Friday morning I was watching the news and heard a market reporter say that the stock market favors Senator Barack Obama for President.
Since the biggest McCain talking point about Obama is that he’s going to raise taxes, I wondered why the reporter would say such a thing. He claimed that when markets are down in the few months leading up to an election, a “change” (in party) comes to the White House.
I googled “stock market Obama” and most of what I saw linked him to the market’s crash and blamed him for crashes to come. Is Obama Depressing the Market?…Is Obama Dragging Down Stock Prices?…President Obama and the Coming Stock Market Crash.
I saw a campaign ad that fell just shy of blaming Senator Obama for the subprime market meltdown. Funny, I must have glazed over his experience as a shady loan officer or investment banker while examining his vita. My bad, I was probably too preoccupied with the Harvard Law degree.

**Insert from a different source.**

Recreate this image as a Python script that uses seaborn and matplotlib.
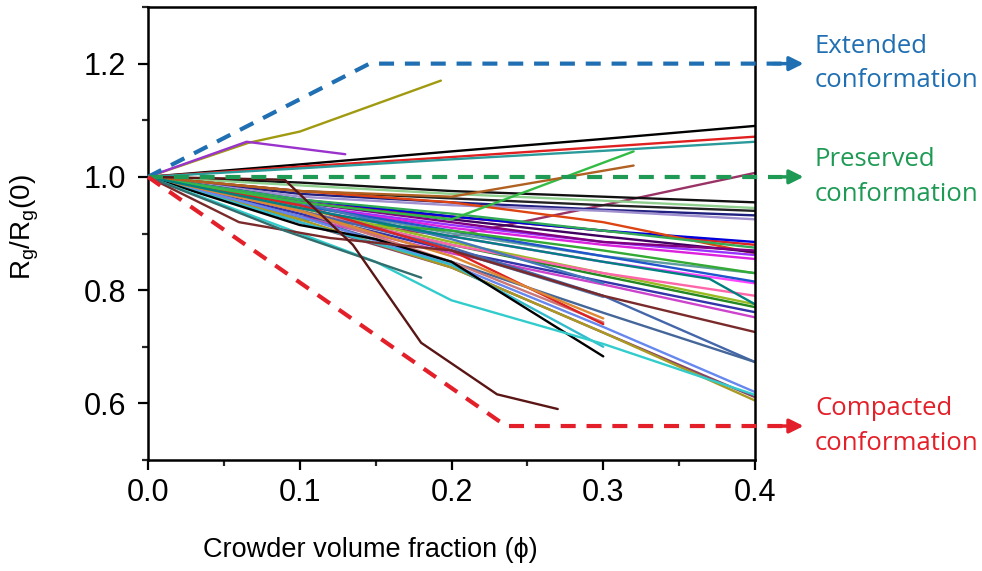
import numpy as np
import pandas as pd
import matplotlib
matplotlib.use("Agg")
import matplotlib.pyplot as plt
import seaborn as sns

# ---------------- data ----------------
phi_full = [0.0, 0.1, 0.2, 0.3, 0.4]
phi_to03 = [0.0, 0.1, 0.2, 0.3]

# series spanning the whole range 0 - 0.4 (values at phi_full)
full_y = [
    [1.0, 1.022, 1.045, 1.067, 1.090],
    [1.0, 1.018, 1.035, 1.053, 1.071],
    [1.0, 1.015, 1.031, 1.046, 1.062],
    [1.0, 0.930, 0.895, 0.950, 1.007],
    [1.0, 0.990, 0.975, 0.965, 0.955],
    [1.0, 0.985, 0.970, 0.958, 0.945],
    [1.0, 0.975, 0.962, 0.950, 0.940],
    [1.0, 0.970, 0.955, 0.942, 0.932],
    [1.0, 0.965, 0.950, 0.940, 0.925],
    [1.0, 0.955, 0.930, 0.905, 0.880],
    [1.0, 0.960, 0.930, 0.905, 0.885],
    [1.0, 0.975, 0.955, 0.920, 0.865],
    [1.0, 0.955, 0.925, 0.895, 0.867],
    [1.0, 0.950, 0.915, 0.885, 0.862],
    [1.0, 0.950, 0.910, 0.880, 0.855],
    [1.0, 0.955, 0.920, 0.885, 0.870],
    [1.0, 0.960, 0.935, 0.905, 0.875],
    [1.0, 0.950, 0.900, 0.860, 0.830],
    [1.0, 0.945, 0.895, 0.850, 0.812],
    [1.0, 0.950, 0.905, 0.860, 0.815],
    [1.0, 0.925, 0.905, 0.870, 0.830],
    [1.0, 0.940, 0.880, 0.825, 0.770],
    [1.0, 0.945, 0.885, 0.830, 0.775],
    [1.0, 0.940, 0.880, 0.830, 0.790],
    [1.0, 0.935, 0.870, 0.815, 0.761],
    [1.0, 0.930, 0.865, 0.810, 0.752],
    [1.0, 0.940, 0.875, 0.790, 0.673],
    [1.0, 0.930, 0.850, 0.760, 0.673],
    [1.0, 0.920, 0.840, 0.725, 0.611],
    [1.0, 0.925, 0.840, 0.725, 0.605],
    [1.0, 0.930, 0.845, 0.735, 0.620],
]
full_colors = [
    "#000000", "#e02020", "#2a9a9a", "#993366", "#111111", "#8fd08f",
    "#222222", "#202080", "#a090d0", "#dd2222", "#0000dd", "#dd4411",
    "#400060", "#9933ff", "#dd22dd", "#800080", "#33aa55", "#5f9ea0",
    "#ff44ff", "#2255cc", "#33aa33", "#228822", "#99bb22", "#ff66aa",
    "#3333aa", "#cc44cc", "#4466aa", "#446699", "#884466", "#aa9922",
    "#6688ee",
]

# series ending at phi = 0.3 (values at phi_to03)
short_y = [
    [1.0, 0.920, 0.845, 0.700],
    [1.0, 0.950, 0.870, 0.788],
    [1.0, 0.940, 0.850, 0.743],
    [1.0, 0.955, 0.890, 0.812],
    [1.0, 0.950, 0.870, 0.740],
    [1.0, 0.940, 0.860, 0.750],
]
short_colors = ["#33bbcc", "#5577aa", "#cc7777", "#4477bb", "#dd2222", "#dd8833"]

# irregular series
rise_olive_phi = [0.0, 0.066, 0.10, 0.193]
rise_olive_y = [1.0, 1.060, 1.080, 1.170]
rise_violet_phi = [0.0, 0.065, 0.13]
rise_violet_y = [1.0, 1.062, 1.040]
green_hook_phi = [0.0, 0.1, 0.2, 0.32]
green_hook_y = [1.0, 0.955, 0.925, 1.045]
brown_hook_phi = [0.0, 0.1, 0.2, 0.32]
brown_hook_y = [1.0, 0.975, 0.965, 1.020]
black_bend_phi = [0.0, 0.1, 0.15, 0.2, 0.3]
black_bend_y = [1.0, 0.915, 0.890, 0.850, 0.683]
cyan_long_phi = [0.0, 0.1, 0.15, 0.2, 0.3, 0.4]
cyan_long_y = [1.0, 0.900, 0.850, 0.782, 0.705, 0.615]
teal_knee_phi = [0.0, 0.1, 0.2, 0.3, 0.37, 0.4]
teal_knee_y = [1.0, 0.945, 0.895, 0.850, 0.820, 0.775]
maroon_phi = [0.0, 0.06, 0.12, 0.2, 0.3, 0.4]
maroon_y = [1.0, 0.920, 0.892, 0.870, 0.790, 0.726]
teal_short_phi = [0.0, 0.09, 0.18]
teal_short_y = [1.0, 0.905, 0.822]
steep_phi = [0.0, 0.09, 0.135, 0.18, 0.23, 0.27]
steep_y = [1.0, 0.995, 0.880, 0.707, 0.616, 0.590]

irregular = [
    (rise_olive_phi, rise_olive_y, "#a09a10"),
    (rise_violet_phi, rise_violet_y, "#9933cc"),
    (green_hook_phi, green_hook_y, "#33bb44"),
    (brown_hook_phi, brown_hook_y, "#b06020"),
    (black_bend_phi, black_bend_y, "#000000"),
    (cyan_long_phi, cyan_long_y, "#33cccc"),
    (teal_knee_phi, teal_knee_y, "#008080"),
    (maroon_phi, maroon_y, "#7a2a2a"),
    (teal_short_phi, teal_short_y, "#336e6e"),
    (steep_phi, steep_y, "#5a1515"),
]

# guide lines (dashed)
ext_phi = [0.0, 0.146, 0.418]
ext_y = [1.0, 1.2, 1.2]
pres_phi = [0.0, 0.418]
pres_y = [1.0, 1.0]
comp_phi = [0.0, 0.236, 0.418]
comp_y = [1.0, 0.56, 0.56]
guide_labels = ["Extended\nconformation", "Preserved\nconformation", "Compacted\nconformation"]
guide_colors = ["#1f6fb2", "#1e9a55", "#e3202a"]

x_ticks = [0.0, 0.1, 0.2, 0.3, 0.4]
y_ticks = [0.6, 0.8, 1.0, 1.2]

# ---------------- build long table ----------------
rows = []
palette = {}
sid = 0
for ys, c in zip(full_y, full_colors):
    for p, v in zip(phi_full, ys):
        rows.append((sid, p, v))
    palette[sid] = c
    sid += 1
for ys, c in zip(short_y, short_colors):
    for p, v in zip(phi_to03, ys):
        rows.append((sid, p, v))
    palette[sid] = c
    sid += 1
for ps, ys, c in irregular:
    for p, v in zip(ps, ys):
        rows.append((sid, p, v))
    palette[sid] = c
    sid += 1
df = pd.DataFrame(rows, columns=["series", "phi", "ratio"])

# ---------------- plot ----------------
sns.set_theme(style="ticks")
plt.rcParams["font.family"] = ["Liberation Sans", "DejaVu Sans"]
plt.rcParams["mathtext.fontset"] = "custom"
plt.rcParams["mathtext.rm"] = "Liberation Sans"
plt.rcParams["mathtext.it"] = "Liberation Sans:italic"
plt.rcParams["text.color"] = "black"
plt.rcParams["axes.labelcolor"] = "black"

fig = plt.figure(figsize=(9.82, 5.71), dpi=100)
ax = fig.add_axes([148 / 982, 1 - 460 / 571, (755 - 148) / 982, (460 - 7) / 571])

sns.lineplot(data=df, x="phi", y="ratio", hue="series", palette=palette,
             units="series", estimator=None, sort=False, legend=False,
             linewidth=1.7, ax=ax)

for (gx, gy), col in zip([(ext_phi, ext_y), (pres_phi, pres_y), (comp_phi, comp_y)], guide_colors):
    ax.plot(gx, gy, color=col, lw=3, dashes=(3.6, 2.6), clip_on=False, zorder=5)
    ax.annotate("", xy=(0.432, gy[-1]), xytext=(0.412, gy[-1]),
                xycoords="data", annotation_clip=False,
                arrowprops=dict(arrowstyle="-|>,head_length=0.7,head_width=0.35",
                                color=col, lw=2.5, shrinkA=0, shrinkB=0))

for lab, col, gy in zip(guide_labels, guide_colors, [ext_y[-1], pres_y[-1], comp_y[-1]]):
    ax.text(0.4395, gy, lab, color=col, fontsize=18.5, family=["Open Sans", "DejaVu Sans"],
            va="center", ha="left", linespacing=1.5, clip_on=False)

ax.set_xlim(0.0, 0.4)
ax.set_ylim(0.5, 1.3)
ax.set_xticks(x_ticks)
ax.set_xticklabels([f"{t:.1f}" for t in x_ticks])
ax.set_yticks(y_ticks)
ax.set_yticklabels([f"{t:.1f}" for t in y_ticks])
ax.set_xticks(np.arange(0.05, 0.4, 0.1), minor=True)
ax.set_yticks([0.5, 0.7, 0.9, 1.1, 1.3], minor=True)
ax.tick_params(axis="both", which="major", direction="out", length=7, width=1.6,
               labelsize=22, colors="black")
ax.tick_params(axis="x", which="major", pad=6)
ax.tick_params(axis="y", which="major", pad=9)
ax.tick_params(axis="both", which="minor", direction="out", length=4.5, width=1.6)
for s in ax.spines.values():
    s.set_linewidth(1.8)
    s.set_color("black")

ax.set_xlabel("Crowder volume fraction (\u03d5)", fontsize=19.5)
ax.set_ylabel(r"$\mathrm{R_g/R_g(0)}$", fontsize=20)
ax.xaxis.set_label_coords(0.367, -0.199)
ax.yaxis.set_label_coords(-0.203, 0.514)
ax.xaxis.label.set_verticalalignment("center")
ax.yaxis.label.set_verticalalignment("center")

fig.savefig("out.png", dpi=100)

In all seriousness, this is ridiculous. Anyone trying to blame the market’s downfall on one person, particularly a politician, is only drawing more attention to their own ignorance. The meltdown and subsequent rescue plan have too many guilty parties to identify (the government being one of them), but much of the current crisis can be traced to Wall Street’s insatiable appetite for derivatives and mortgage backed securities.

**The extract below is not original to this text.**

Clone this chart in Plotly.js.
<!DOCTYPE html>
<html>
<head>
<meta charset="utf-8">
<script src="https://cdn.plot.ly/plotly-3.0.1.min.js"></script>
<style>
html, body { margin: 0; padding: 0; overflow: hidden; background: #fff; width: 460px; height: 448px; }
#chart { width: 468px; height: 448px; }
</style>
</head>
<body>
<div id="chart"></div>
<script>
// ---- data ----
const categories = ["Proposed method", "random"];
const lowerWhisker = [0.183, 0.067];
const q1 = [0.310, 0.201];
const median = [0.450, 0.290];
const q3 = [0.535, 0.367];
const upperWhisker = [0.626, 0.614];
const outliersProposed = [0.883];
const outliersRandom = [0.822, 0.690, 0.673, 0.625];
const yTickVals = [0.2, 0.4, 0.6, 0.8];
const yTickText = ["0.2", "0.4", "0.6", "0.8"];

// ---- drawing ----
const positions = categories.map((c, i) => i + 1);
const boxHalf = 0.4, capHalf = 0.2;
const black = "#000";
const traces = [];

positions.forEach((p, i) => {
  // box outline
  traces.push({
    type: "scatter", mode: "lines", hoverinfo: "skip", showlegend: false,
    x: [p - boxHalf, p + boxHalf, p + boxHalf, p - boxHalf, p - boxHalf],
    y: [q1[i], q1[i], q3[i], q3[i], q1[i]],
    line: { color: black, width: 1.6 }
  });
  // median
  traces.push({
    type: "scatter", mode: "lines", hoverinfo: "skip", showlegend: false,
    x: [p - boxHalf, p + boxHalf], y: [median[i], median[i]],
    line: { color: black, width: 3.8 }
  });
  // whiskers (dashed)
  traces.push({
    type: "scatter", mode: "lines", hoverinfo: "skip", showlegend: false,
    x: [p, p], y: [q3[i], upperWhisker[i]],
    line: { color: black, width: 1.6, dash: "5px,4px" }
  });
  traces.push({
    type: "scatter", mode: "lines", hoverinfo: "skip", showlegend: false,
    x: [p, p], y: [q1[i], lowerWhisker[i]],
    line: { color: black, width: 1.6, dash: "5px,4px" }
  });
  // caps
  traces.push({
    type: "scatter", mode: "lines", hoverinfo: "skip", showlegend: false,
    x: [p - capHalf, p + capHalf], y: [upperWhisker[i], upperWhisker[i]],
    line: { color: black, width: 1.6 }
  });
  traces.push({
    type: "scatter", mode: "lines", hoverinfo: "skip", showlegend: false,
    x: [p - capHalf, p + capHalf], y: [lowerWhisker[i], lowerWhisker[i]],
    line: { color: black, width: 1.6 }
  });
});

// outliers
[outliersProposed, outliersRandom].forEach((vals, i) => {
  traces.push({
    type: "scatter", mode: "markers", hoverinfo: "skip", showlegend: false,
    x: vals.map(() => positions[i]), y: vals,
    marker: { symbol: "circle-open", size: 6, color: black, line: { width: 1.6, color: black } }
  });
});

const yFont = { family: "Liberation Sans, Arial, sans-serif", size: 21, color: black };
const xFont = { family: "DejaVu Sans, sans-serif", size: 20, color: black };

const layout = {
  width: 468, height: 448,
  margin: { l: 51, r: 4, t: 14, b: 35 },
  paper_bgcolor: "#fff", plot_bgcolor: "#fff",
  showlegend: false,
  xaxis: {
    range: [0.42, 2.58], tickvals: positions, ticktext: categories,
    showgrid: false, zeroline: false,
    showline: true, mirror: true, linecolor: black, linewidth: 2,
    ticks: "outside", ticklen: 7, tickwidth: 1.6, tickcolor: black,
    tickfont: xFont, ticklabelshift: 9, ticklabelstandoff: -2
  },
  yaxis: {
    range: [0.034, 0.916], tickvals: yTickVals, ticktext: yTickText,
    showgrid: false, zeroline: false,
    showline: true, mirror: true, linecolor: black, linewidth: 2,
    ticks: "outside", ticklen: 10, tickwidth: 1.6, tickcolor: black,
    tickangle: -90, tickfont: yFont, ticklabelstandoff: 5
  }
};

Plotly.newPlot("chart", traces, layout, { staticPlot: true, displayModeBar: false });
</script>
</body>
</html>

Derivatives in and of themselves have no value, as their value is determined from the value of an underlying asset. They are traded on many assets such as currencies, stocks and commodities. Common derivatives include futures, options and swaps. Originally designed to reduce risk, derivatives have been increasingly used to take on risk.
Mortgage backed securities are bonds which are linked to home loans. Mortgage lenders bundle a set of home loans which are then securitized and sold off to outside investors as bonds. The mortgage payments are then passed through to the investors.

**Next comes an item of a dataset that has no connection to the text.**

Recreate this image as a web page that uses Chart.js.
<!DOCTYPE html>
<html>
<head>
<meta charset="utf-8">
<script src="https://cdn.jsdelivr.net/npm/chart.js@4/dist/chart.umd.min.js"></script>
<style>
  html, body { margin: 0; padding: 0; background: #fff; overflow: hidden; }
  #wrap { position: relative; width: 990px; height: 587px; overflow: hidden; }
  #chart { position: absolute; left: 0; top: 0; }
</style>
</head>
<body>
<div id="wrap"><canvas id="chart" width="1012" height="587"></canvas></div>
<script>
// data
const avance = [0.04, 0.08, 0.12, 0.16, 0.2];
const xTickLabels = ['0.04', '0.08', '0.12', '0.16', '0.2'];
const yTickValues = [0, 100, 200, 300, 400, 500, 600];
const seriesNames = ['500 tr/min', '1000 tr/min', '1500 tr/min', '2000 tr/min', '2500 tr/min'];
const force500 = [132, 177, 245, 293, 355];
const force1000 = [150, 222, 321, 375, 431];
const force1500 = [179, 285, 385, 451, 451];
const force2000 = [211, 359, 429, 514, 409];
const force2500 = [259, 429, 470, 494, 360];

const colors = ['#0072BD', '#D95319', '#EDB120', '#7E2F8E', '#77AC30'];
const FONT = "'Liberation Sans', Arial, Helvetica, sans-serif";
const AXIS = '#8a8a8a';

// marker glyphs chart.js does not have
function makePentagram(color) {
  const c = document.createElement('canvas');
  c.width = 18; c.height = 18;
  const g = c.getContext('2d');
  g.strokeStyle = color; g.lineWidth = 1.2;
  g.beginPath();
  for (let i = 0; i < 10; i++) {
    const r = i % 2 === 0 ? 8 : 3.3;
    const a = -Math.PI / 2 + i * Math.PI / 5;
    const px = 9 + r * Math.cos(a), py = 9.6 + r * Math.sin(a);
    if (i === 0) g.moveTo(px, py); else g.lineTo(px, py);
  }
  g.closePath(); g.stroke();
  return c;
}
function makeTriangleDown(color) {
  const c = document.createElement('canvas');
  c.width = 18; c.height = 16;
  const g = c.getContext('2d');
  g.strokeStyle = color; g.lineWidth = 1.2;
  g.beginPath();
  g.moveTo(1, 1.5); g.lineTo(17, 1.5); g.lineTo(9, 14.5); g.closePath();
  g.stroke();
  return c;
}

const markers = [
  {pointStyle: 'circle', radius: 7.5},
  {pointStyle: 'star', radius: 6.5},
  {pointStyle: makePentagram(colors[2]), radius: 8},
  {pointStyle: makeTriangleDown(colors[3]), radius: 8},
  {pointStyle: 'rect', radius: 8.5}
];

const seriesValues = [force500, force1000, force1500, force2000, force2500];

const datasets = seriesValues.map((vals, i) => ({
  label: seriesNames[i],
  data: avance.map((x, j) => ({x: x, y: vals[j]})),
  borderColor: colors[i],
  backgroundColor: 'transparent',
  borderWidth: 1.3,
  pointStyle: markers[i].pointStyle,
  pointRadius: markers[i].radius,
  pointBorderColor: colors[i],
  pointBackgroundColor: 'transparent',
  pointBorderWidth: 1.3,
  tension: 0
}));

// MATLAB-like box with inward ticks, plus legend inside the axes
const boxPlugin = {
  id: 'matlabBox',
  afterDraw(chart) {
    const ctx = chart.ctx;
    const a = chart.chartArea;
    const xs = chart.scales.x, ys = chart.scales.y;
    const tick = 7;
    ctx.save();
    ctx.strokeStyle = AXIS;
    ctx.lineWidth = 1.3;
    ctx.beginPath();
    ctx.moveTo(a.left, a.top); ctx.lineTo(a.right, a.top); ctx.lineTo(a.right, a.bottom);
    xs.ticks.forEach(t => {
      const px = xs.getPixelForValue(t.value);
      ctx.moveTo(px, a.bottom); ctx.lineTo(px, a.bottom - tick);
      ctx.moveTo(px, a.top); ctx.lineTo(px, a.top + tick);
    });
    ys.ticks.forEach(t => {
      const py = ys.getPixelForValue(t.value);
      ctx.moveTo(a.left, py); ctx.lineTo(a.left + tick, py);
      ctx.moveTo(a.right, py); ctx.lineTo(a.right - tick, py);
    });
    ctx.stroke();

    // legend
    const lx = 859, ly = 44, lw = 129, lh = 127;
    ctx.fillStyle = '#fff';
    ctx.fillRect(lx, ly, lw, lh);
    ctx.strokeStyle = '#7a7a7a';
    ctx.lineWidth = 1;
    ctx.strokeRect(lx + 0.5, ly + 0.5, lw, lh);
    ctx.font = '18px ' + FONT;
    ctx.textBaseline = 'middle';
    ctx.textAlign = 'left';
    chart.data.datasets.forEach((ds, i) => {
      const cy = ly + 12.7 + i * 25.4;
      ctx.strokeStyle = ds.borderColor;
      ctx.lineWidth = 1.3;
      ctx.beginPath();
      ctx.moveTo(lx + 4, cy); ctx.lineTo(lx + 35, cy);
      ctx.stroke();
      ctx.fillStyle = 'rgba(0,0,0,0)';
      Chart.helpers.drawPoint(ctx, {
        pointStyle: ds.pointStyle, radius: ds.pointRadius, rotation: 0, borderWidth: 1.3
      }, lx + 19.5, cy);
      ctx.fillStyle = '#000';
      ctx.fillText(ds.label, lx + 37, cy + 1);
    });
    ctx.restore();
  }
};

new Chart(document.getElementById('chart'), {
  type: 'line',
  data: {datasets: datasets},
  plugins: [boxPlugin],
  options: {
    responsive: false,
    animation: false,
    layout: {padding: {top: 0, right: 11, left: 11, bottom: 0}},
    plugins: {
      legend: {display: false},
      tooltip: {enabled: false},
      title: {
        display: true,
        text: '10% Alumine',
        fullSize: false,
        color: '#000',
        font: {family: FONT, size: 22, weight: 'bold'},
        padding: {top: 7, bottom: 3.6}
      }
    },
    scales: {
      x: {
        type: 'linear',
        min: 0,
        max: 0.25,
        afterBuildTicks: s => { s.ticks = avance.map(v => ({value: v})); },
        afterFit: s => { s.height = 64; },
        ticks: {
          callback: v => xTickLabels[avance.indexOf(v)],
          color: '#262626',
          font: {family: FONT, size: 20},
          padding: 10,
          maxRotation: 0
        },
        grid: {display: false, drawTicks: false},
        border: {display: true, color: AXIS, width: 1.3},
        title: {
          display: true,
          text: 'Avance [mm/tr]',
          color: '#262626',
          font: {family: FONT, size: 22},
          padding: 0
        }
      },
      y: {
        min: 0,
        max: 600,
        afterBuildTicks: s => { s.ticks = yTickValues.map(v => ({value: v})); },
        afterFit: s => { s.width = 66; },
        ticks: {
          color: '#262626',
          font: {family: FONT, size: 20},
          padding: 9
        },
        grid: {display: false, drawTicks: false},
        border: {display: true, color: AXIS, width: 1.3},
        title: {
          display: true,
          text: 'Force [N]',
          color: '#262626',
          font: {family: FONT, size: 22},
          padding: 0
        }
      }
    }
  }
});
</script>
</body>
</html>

It was all good until counterparties started defaulting and the mortgages stopped being paid. A ripple of losses sparked a worldwide panic which paralyzed credit markets and sent stock markets south. Several central banks have responded by lowering interest rates and pumping cash into banks, all in hopes that banks will start trusting (and lending to) each other again.
So you see, this is much deeper than any one candidate could have predicted, caused or remedied.
As for which candidate would be better for the stock market, I couldn’t care less. There are far more important things on my mind when I consider who should be the next President of the United States.